The average UK worker is too busy or too complacent to watch out for and cope with viruses, according to research from Novell.
They either claim they don't have time to worry about checking each email before they open it, or they don't see any reason to bother.
It's alarming, but not all that surprising. For years, security firms have warned that users sticking passwords on sticky notes by their computers are creating a security hazard. Walk through any office and you'll see that hasn't sunk in, so why should warnings about viruses? It's the same story – "I know, I know… but who's going to come in here and see my passwords? It won't happen."

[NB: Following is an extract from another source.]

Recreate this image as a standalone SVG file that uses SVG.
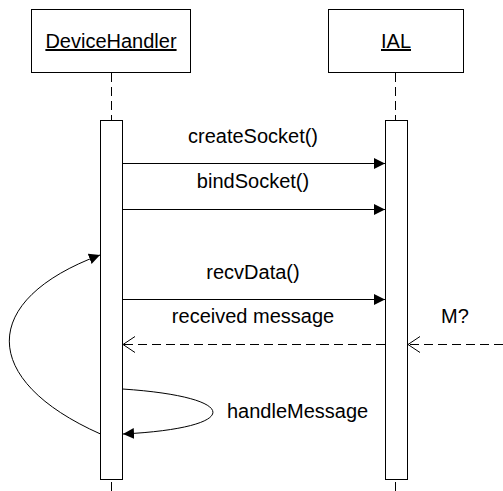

The survey of 1,000 UK workers by Taylor Nelson Sofres found that two-thirds of respondents aren't aware of the most basic virus protection techniques, and wouldn't know how to spot an infected email if it appeared. One-third say they're too busy to check through emails before opening them, anyway. Virus protection software will protect them, they believe, and even if a virus does get through, 95 per cent say they're not going too feel too bad about it even if it's their fault, they said. The responsibility lies with the IT department, or maybe Microsoft , or even the government. Anywhere but at their desktop.
"There really are two types of people (causing problems) here," said Ben Bulpett, enterprise sales director for Novell. "There are those who are really busy, and who just don't think it's their issue, and then those who have had little training and education. Between them they're set to create massive loopholes for a company's security to be breached," he said.
Twenty per cent of workers say they're too busy to update anti-virus software, over one-third have validated their company addresses by replying to spam, and over 55 per cent of passwords are still based on family and friend's names. As for phishing, the practice of creating false Web sites to gain information fraudulently, the vast majority of respondents had never heard of it.
The perception of danger varies across the UK. The Scots are most likely to be angered by a virus attack, but the least aware of how to prevent them. Those in Wales are the least likely to download anti-virus software, but luckily are the most suspicious about unknown email, with over half scrutinizing attachments before opening them.
London workers are overwhelmed by the amount of email they receive, and are the most likely to have multiple passwords to remember. However, Londoners are the most likely group in the country to spot a virus.